• [WORK TO COMPLETE]: Copy out all the lines where "Apache" shows up.
— start RECORDS PROVIDED —
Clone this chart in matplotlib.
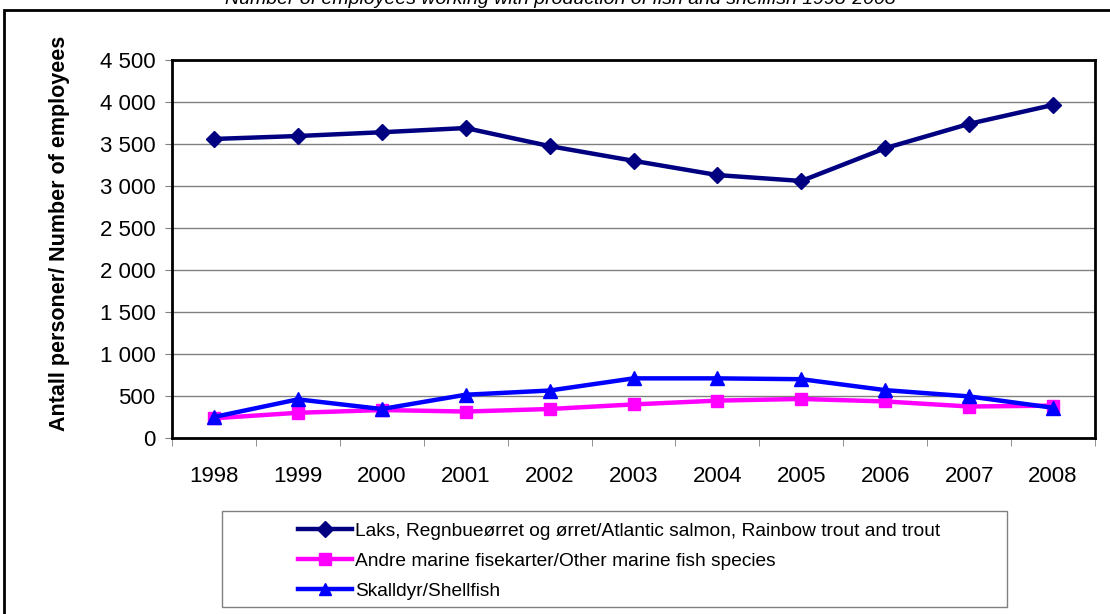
import matplotlib
matplotlib.use("Agg")
import matplotlib.pyplot as plt
from matplotlib.patches import Rectangle
import numpy as np

plt.rcParams["font.family"] = ["Liberation Sans", "DejaVu Sans"]

years = ["1998", "1999", "2000", "2001", "2002", "2003", "2004", "2005", "2006", "2007", "2008"]
laks = [3560, 3595, 3640, 3690, 3475, 3300, 3130, 3060, 3450, 3740, 3965]
andre = [235, 300, 333, 315, 345, 400, 445, 465, 435, 375, 385]
skalldyr = [250, 460, 345, 515, 565, 710, 710, 700, 570, 495, 360]

labels = [
    "Laks, Regnbueørret og ørret/Atlantic salmon, Rainbow trout and trout",
    "Andre marine fisekarter/Other marine fish species",
    "Skalldyr/Shellfish",
]
title = "Number of employees working with production of fish and shellfish 1998-2008"

W, H = 1110, 614
fig = plt.figure(figsize=(W / 100, H / 100), dpi=100)

# outer chart frame (runs off right and bottom edge)
fig.patches.append(Rectangle((4 / W, -0.05), 1.2, 1 - 10 / H + 0.05, transform=fig.transFigure,
                             fill=False, edgecolor="black", lw=2, clip_on=False))

# clipped title at the very top
fig.text(560 / W, 1 - 4 / H, title, ha="center", va="baseline", style="italic", fontsize=14)

ax = fig.add_axes([172 / W, 1 - 438 / H, (1095 - 172) / W, (438 - 60) / H])
x = np.arange(len(years))
ax.plot(x, laks, color="#000080", lw=3.2, marker="D", ms=8.5, label=labels[0], zorder=5)
ax.plot(x, andre, color="#FF00FF", lw=3.2, marker="s", ms=9, label=labels[1], zorder=4)
ax.plot(x, skalldyr, color="#0000FF", lw=3.2, marker="^", ms=9.5, label=labels[2], zorder=6)

ax.set_xlim(-0.5, len(years) - 0.5)
ax.set_ylim(0, 4500)
ax.set_yticks(np.arange(0, 4501, 500))
ax.set_yticklabels([f"{v:,}".replace(",", " ") for v in range(0, 4501, 500)], fontsize=16)
ax.yaxis.grid(True, color="#808080", lw=1)
ax.set_axisbelow(True)

ax.set_xticks(x)
ax.set_xticklabels(years, fontsize=16)
ax.tick_params(axis="x", length=0, pad=20)
ax.set_xticks(np.arange(-0.5, len(years), 1), minor=True)
ax.tick_params(axis="x", which="minor", length=6, color="#808080")
ax.tick_params(axis="y", length=5, color="#808080", pad=7)

for s in ax.spines.values():
    s.set_color("black")
    s.set_linewidth(2)

ax.set_ylabel("Antall personer/ Number of employees", fontsize=15.5, fontweight="bold")
ax.yaxis.set_label_coords((70 - 172) / (1095 - 172), (438 - 233) / (438 - 60))

# legend box drawn separately, entries placed inside it
fig.patches.append(Rectangle((222 / W, 1 - 607 / H), (1007 - 222) / W, (607 - 511) / H,
                             transform=fig.transFigure, fill=False, edgecolor="#808080", lw=1))
leg = fig.legend(loc="upper left", bbox_to_anchor=(284 / W, 1 - 508 / H),
                 fontsize=13.8, frameon=False, handlelength=2.8, handletextpad=0.15,
                 borderpad=0.25, labelspacing=0.65, markerscale=0.9)

fig.savefig("out.png", dpi=100, facecolor="white")
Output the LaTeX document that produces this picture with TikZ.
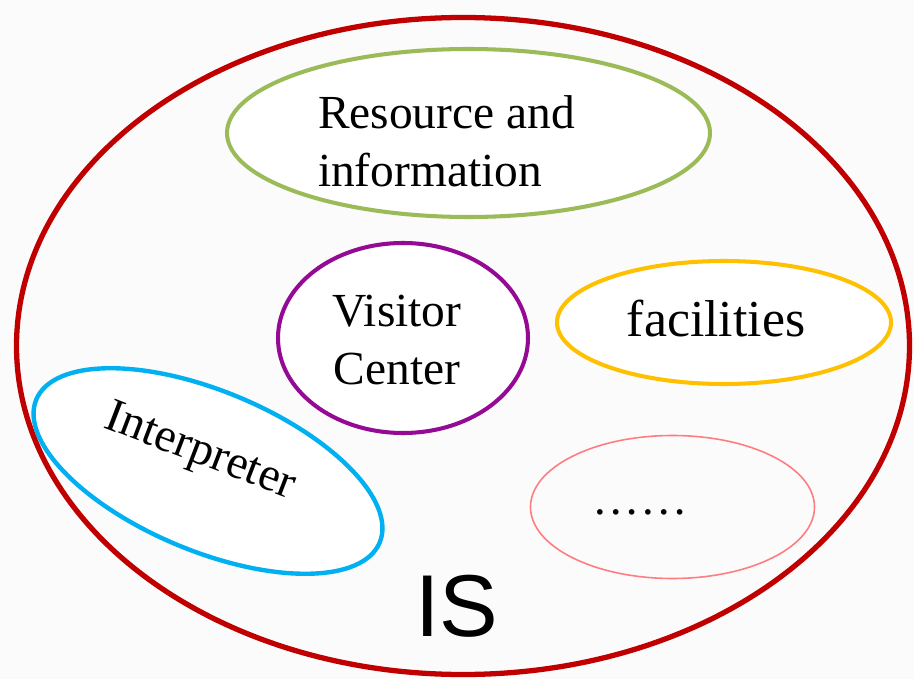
\documentclass[tikz,border=0pt]{standalone}
\usepackage{fontspec}
\setmainfont{Liberation Serif}
\newfontfamily\isfont{Liberation Sans}
\definecolor{isred}{HTML}{C00000}
\definecolor{resgreen}{HTML}{9BBB59}
\definecolor{vcpurple}{HTML}{940A94}
\definecolor{facorange}{HTML}{FFC000}
\definecolor{intblue}{HTML}{00B0F0}
\definecolor{otherpink}{HTML}{FF7C80}
\definecolor{bgpat}{HTML}{FBFBFB}
\begin{document}
\begin{tikzpicture}[x=0.02cm,y=-0.02cm,
  lbl/.style={inner sep=0pt,font=\fontsize{27}{33}\selectfont},
  ring/.style={line width=2.3pt}]
\fill[bgpat] (0,0) rectangle (914,679);
\useasboundingbox (0,0) rectangle (914,679);
% outer IS ellipse
\draw[isred,line width=3pt] (463,346) ellipse [x radius=446.5, y radius=328.5];
% inner ellipses
\draw[ring,resgreen,fill=white] (468.5,133) ellipse [x radius=241.5, y radius=84];
\draw[ring,vcpurple,fill=white] (403,338) ellipse [x radius=125, y radius=95];
\draw[ring,facorange,fill=white] (724,322.5) ellipse [x radius=167, y radius=61.5];
\draw[line width=2.5pt,intblue,fill=white,rotate around={-22.6:(208,471)}] (208,471) ellipse [x radius=186, y radius=80];
\draw[otherpink,line width=0.9pt] (672.5,507) ellipse [x radius=142, y radius=71.5];
% labels
\node[lbl,align=left] (res) at (446.5,141) {Resource and\\information};
\node[lbl,align=center] (vc) at (397,340) {Visitor\\Center};
\node[lbl,anchor=base,font=\fontsize{29.5}{36}\selectfont] (fac) at (716,337) {facilities};
\node[lbl,anchor=base,rotate=-21] (int) at (196,463) {Interpreter};
\node[lbl,anchor=base] (etc) at (640,514) {……};
\node[inner sep=0pt,anchor=base,font=\isfont\fontsize{50}{60}\selectfont] (is) at (457,636) {IS};
\end{tikzpicture}
\end{document}
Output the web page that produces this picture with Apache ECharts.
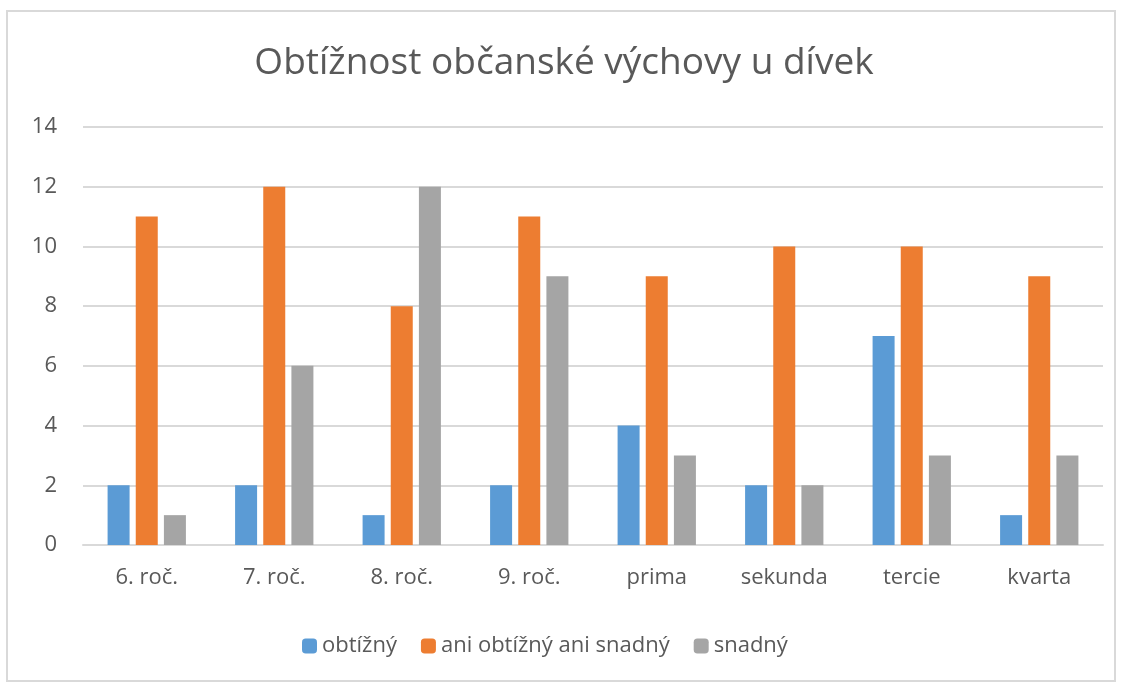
<!DOCTYPE html>
<html>
<head>
<meta charset="utf-8">
<script src="https://cdn.jsdelivr.net/npm/echarts@6/dist/echarts.min.js"></script>
<style>
  html, body { margin: 0; padding: 0; background: #fff; }
  #chart { width: 1128px; height: 684px; }
  #frame { position: absolute; left: 6px; top: 10px; width: 1110px; height: 672px; border: 2px solid #d9d9d9; box-sizing: border-box; pointer-events: none; }
</style>
</head>
<body>
<div id="chart"></div>
<div id="frame"></div>
<script>
// kategorie a hodnoty
const categories = ['6. roč.', '7. roč.', '8. roč.', '9. roč.', 'prima', 'sekunda', 'tercie', 'kvarta'];
const obtizny = [2, 2, 1, 2, 4, 2, 7, 1];
const ani = [11, 12, 8, 11, 9, 10, 10, 9];
const snadny = [1, 6, 12, 9, 3, 2, 3, 3];
const yTicks = { min: 0, max: 14, interval: 2 };

var myChart = echarts.init(document.getElementById('chart'));
const font = 'Open Sans, Noto Sans, sans-serif';
var option = {
    animation: false,
    textStyle: { fontFamily: font },
    title: {
        text: 'Obtížnost občanské výchovy u dívek',
        left: 'center',
        top: 40,
        textStyle: { fontSize: 37, fontWeight: 'normal', color: '#595959', fontFamily: font },
    },
    legend: {
        bottom: 22,
        left: 297,
        itemWidth: 15,
        itemHeight: 15,
        itemGap: 24,
        textStyle: { fontSize: 22, color: '#595959', fontFamily: font },
        data: ['obtížný', 'ani obtížný ani snadný', 'snadný'],
    },
    grid: { left: 83, right: 25, top: 127, bottom: 139 },
    xAxis: {
        type: 'category',
        data: categories,
        axisTick: { show: false },
        axisLine: { lineStyle: { color: '#d9d9d9', width: 2 } },
        axisLabel: { fontSize: 22, color: '#595959', margin: 22 },
    },
    yAxis: {
        type: 'value',
        min: yTicks.min,
        max: yTicks.max,
        interval: yTicks.interval,
        axisLine: { show: false },
        axisTick: { show: false },
        splitLine: { lineStyle: { color: '#d9d9d9', width: 2 } },
        axisLabel: { fontSize: 22, color: '#595959', margin: 26 },
    },
    series: [
        { name: 'obtížný', type: 'bar', data: obtizny, barWidth: 22, barGap: '28%',
          itemStyle: { color: '#5b9bd5' } },
        { name: 'ani obtížný ani snadný', type: 'bar', data: ani, barWidth: 22, barGap: '28%',
          itemStyle: { color: '#ed7d31' } },
        { name: 'snadný', type: 'bar', data: snadny, barWidth: 22, barGap: '28%',
          itemStyle: { color: '#a5a5a5' } },
    ],
};
myChart.setOption(option);
</script>
</body>
</html>
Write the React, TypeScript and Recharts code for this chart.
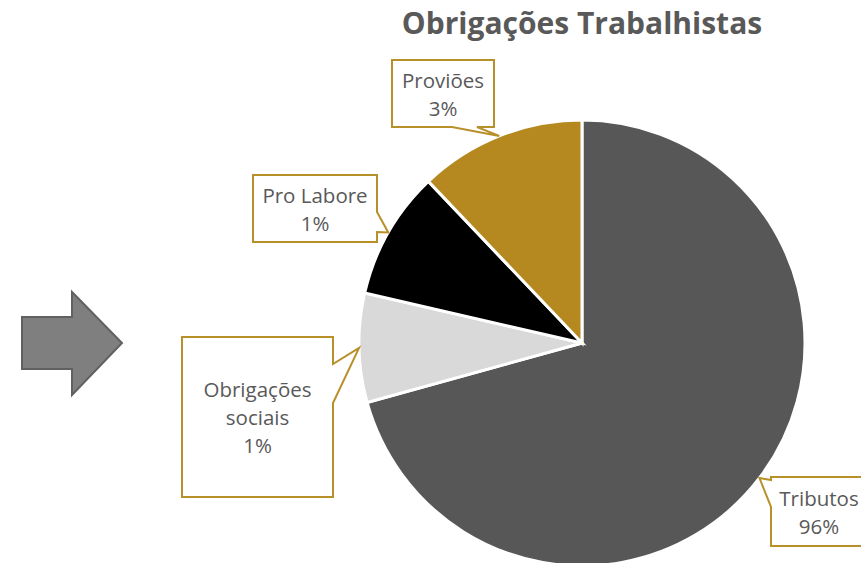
import { PieChart, Pie, Cell } from 'recharts';

// fatias (em % do círculo)
const categorias = ['Tributos', 'Obrigações sociais', 'Pro Labore', 'Proviões'];
const valores = [70.7, 7.9, 9.3, 12.1];
// textos das etiquetas, como aparecem no gráfico
const rotulos = [['Tributos', '96%'], ['Obrigações', 'sociais', '1%'], ['Pro Labore', '1%'], ['Proviões', '3%']];
const cores = ['#575757', '#d9d9d9', '#000000', '#b5891f'];

const dados = categorias.map((nome, i) => ({ nome, valor: valores[i] }));

const RAD = Math.PI / 180;
const OURO = '#b8902a';
const TEXTO = '#595959';

type Caixa = { x: number; y: number; w: number; h: number; lado: 'left' | 'right' | 'bottom'; b1: number; b2: number };

// posição das caixas de chamada
const caixas: Caixa[] = [
    { x: 771, y: 477, w: 96, h: 69, lado: 'left', b1: 480, b2: 507 },
    { x: 182, y: 337, w: 151, h: 160, lado: 'right', b1: 364, b2: 403 },
    { x: 253, y: 175, w: 124, h: 67, lado: 'right', b1: 212, b2: 232 },
    { x: 392, y: 60, w: 102, h: 67, lado: 'bottom', b1: 452, b2: 477 },
];

const renderChamada = (props: any) => {
    const { cx, cy, midAngle, outerRadius, index } = props;
    const tx = cx + outerRadius * Math.cos(-midAngle * RAD);
    const ty = cy + outerRadius * Math.sin(-midAngle * RAD);
    const c = caixas[index];
    const { x, y, w, h } = c;
    let d = '';
    if (c.lado === 'right') {
        d = `M${x},${y} H${x + w} V${c.b1} L${tx},${ty} L${x + w},${c.b2} V${y + h} H${x} Z`;
    } else if (c.lado === 'left') {
        d = `M${x},${y} H${x + w} V${y + h} H${x} V${c.b2} L${tx},${ty} L${x},${c.b1} Z`;
    } else {
        d = `M${x},${y} H${x + w} V${y + h} H${c.b2} L${tx},${ty} L${c.b1},${y + h} H${x} Z`;
    }
    const linhas = rotulos[index];
    const passo = 28;
    const meio = y + h / 2;
    const y0 = meio - ((linhas.length - 1) * passo) / 2;
    return (
        <g key={`chamada-${index}`}>
            <path d={d} fill="#fff" stroke={OURO} strokeWidth={2} />
            {linhas.map((t, j) => (
                <text
                    key={j}
                    x={x + w / 2}
                    y={y0 + j * passo}
                    textAnchor="middle"
                    dominantBaseline="central"
                    fill={TEXTO}
                    fontSize={20.5}
                    fontFamily="'Open Sans', sans-serif"
                >
                    {t}
                </text>
            ))}
        </g>
    );
};

export default function App() {
    return (
        <div style={{ position: 'absolute', left: 0, top: 0, width: 861, height: 563, background: '#fff', overflow: 'hidden' }}>
            <svg width={861} height={563} style={{ position: 'absolute', left: 0, top: 0 }}>
                <polygon
                    points="22,317 72,317 72,292 122,343 72,395 72,369 22,369"
                    fill="#7f7f7f"
                    stroke="#616161"
                    strokeWidth={2}
                />
                <text
                    x={582}
                    y={34}
                    textAnchor="middle"
                    fill={TEXTO}
                    fontSize={30}
                    fontWeight="bold"
                    fontFamily="'Open Sans', sans-serif"
                >
                    Obrigações Trabalhistas
                </text>
            </svg>
            <div style={{ position: 'absolute', left: 0, top: 0 }}>
                <PieChart width={861} height={563} margin={{ top: 0, right: 0, bottom: 0, left: 0 }}>
                    <Pie
                        data={dados}
                        dataKey="valor"
                        nameKey="nome"
                        cx={582}
                        cy={343}
                        outerRadius={223}
                        startAngle={90}
                        endAngle={-270}
                        stroke="#fff"
                        strokeWidth={3}
                        label={renderChamada}
                        labelLine={false}
                        isAnimationActive={false}
                    >
                        {dados.map((d, i) => (
                            <Cell key={d.nome} fill={cores[i]} />
                        ))}
                    </Pie>
                </PieChart>
            </div>
        </div>
    );
}
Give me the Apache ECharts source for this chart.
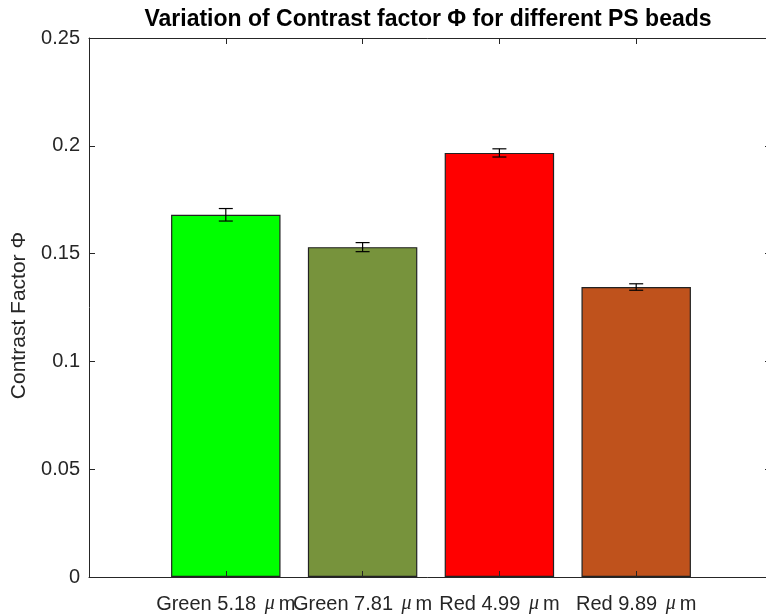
<!DOCTYPE html>
<html>
<head>
<meta charset="utf-8">
<style>
  html, body { margin: 0; padding: 0; background: #fff; }
  #chart { width: 766px; height: 614px; }
</style>
<script src="https://cdn.jsdelivr.net/npm/echarts@6/dist/echarts.min.js"></script>
</head>
<body>
<div id="chart"></div>
<script>
// Bead samples and their measured contrast factor (mean ± error)
const beadNames = ['Green 5.18', 'Green 7.81', 'Red 4.99', 'Red 9.89'];
const contrastFactor = [0.168, 0.153, 0.1967, 0.1345];
const contrastError = [0.0029, 0.0021, 0.0019, 0.0015];
const barColors = ['#00FF00', '#77933C', '#FF0000', '#BF521C'];
const yTicks = [0, 0.05, 0.1, 0.15, 0.2, 0.25];

const FONT = '"Liberation Sans", Arial, Helvetica, sans-serif';
const AXIS_COLOR = '#262626';

const chart = echarts.init(document.getElementById('chart'));

// Bars sit at x = 1..n on a 0..n+1 scale
const barData = contrastFactor.map((v, i) => ({
  value: [i + 1, v],
  itemStyle: { color: barColors[i] }
}));
const errData = contrastFactor.map((v, i) => [i + 1, v - contrastError[i], v + contrastError[i]]);

const xMax = beadNames.length + 1;
const gridLeft = 89, gridTop = 38, gridWidth = 684, gridHeight = 539;

// Shared style for the box outline: ticks point into the plot area
const boxLine = { show: true, onZero: false, lineStyle: { color: AXIS_COLOR, width: 1 } };

chart.setOption({
  animation: false,
  title: {
    text: 'Variation of Contrast factor \u03A6 for different PS beads',
    left: 423,
    textAlign: 'center',
    top: 3,
    textStyle: { fontFamily: FONT, fontSize: 23, fontWeight: 'bold', color: '#000' }
  },
  grid: {
    left: gridLeft, top: gridTop, width: gridWidth, height: gridHeight,
    outerBoundsMode: 'none', containLabel: false
  },
  xAxis: [{
    type: 'value', min: 0, max: xMax, interval: 1, position: 'bottom', z: 6,
    axisLine: boxLine,
    axisTick: { inside: true, length: 6, lineStyle: { color: AXIS_COLOR } },
    splitLine: { show: false },
    axisLabel: {
      margin: 17,
      fontFamily: FONT, fontSize: 20, color: AXIS_COLOR,
      formatter: v => (v >= 1 && v <= beadNames.length) ? beadNames[v - 1] + ' {mu|\u03BC}m' : '',
      rich: { mu: { fontFamily: '"Liberation Serif", serif', fontStyle: 'italic', fontSize: 20, color: AXIS_COLOR, padding: [0, 4, 0, 3] } }
    }
  }, {
    type: 'value', min: 0, max: xMax, interval: 1, position: 'top', z: 6,
    axisLine: boxLine,
    axisTick: { inside: true, length: 6, lineStyle: { color: AXIS_COLOR } },
    axisLabel: { show: false }, splitLine: { show: false }
  }],
  yAxis: [{
    type: 'value', min: yTicks[0], max: yTicks[yTicks.length - 1], interval: yTicks[1] - yTicks[0], z: 6,
    name: 'Contrast Factor \u03A6', nameLocation: 'middle', nameGap: 59, nameRotate: 90,
    nameTextStyle: { fontFamily: FONT, fontSize: 21, color: AXIS_COLOR, padding: [0, 16, 0, 0] },
    axisLine: boxLine,
    axisTick: { show: true, inside: true, length: 6, lineStyle: { color: AXIS_COLOR } },
    splitLine: { show: false },
    axisLabel: { margin: 9, fontFamily: FONT, fontSize: 20, color: AXIS_COLOR }
  }, {
    type: 'value', position: 'right', min: yTicks[0], max: yTicks[yTicks.length - 1], interval: yTicks[1] - yTicks[0], z: 6,
    axisLine: boxLine,
    axisTick: { show: true, inside: true, length: 8, lineStyle: { color: AXIS_COLOR } },
    axisLabel: { show: false }, splitLine: { show: false }
  }],
  series: [{
    type: 'bar',
    data: barData,
    barWidth: gridWidth / xMax * 0.8,
    itemStyle: { borderColor: '#222', borderWidth: 1.2 }
  }, {
    type: 'custom',
    data: errData,
    z: 5,
    renderItem: (params, api) => {
      const lo = api.coord([api.value(0), api.value(1)]);
      const hi = api.coord([api.value(0), api.value(2)]);
      const cap = 7;
      const style = { stroke: '#000', lineWidth: 1.2 };
      return {
        type: 'group',
        children: [
          { type: 'line', shape: { x1: lo[0], y1: lo[1], x2: hi[0], y2: hi[1] }, style },
          { type: 'line', shape: { x1: lo[0] - cap, y1: lo[1], x2: lo[0] + cap, y2: lo[1] }, style },
          { type: 'line', shape: { x1: hi[0] - cap, y1: hi[1], x2: hi[0] + cap, y2: hi[1] }, style }
        ]
      };
    }
  }]
});
</script>
</body>
</html>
— end RECORDS PROVIDED —
• [CORRECT RESULT]:
Output the web page that produces this picture with Apache ECharts.
Give me the Apache ECharts source for this chart.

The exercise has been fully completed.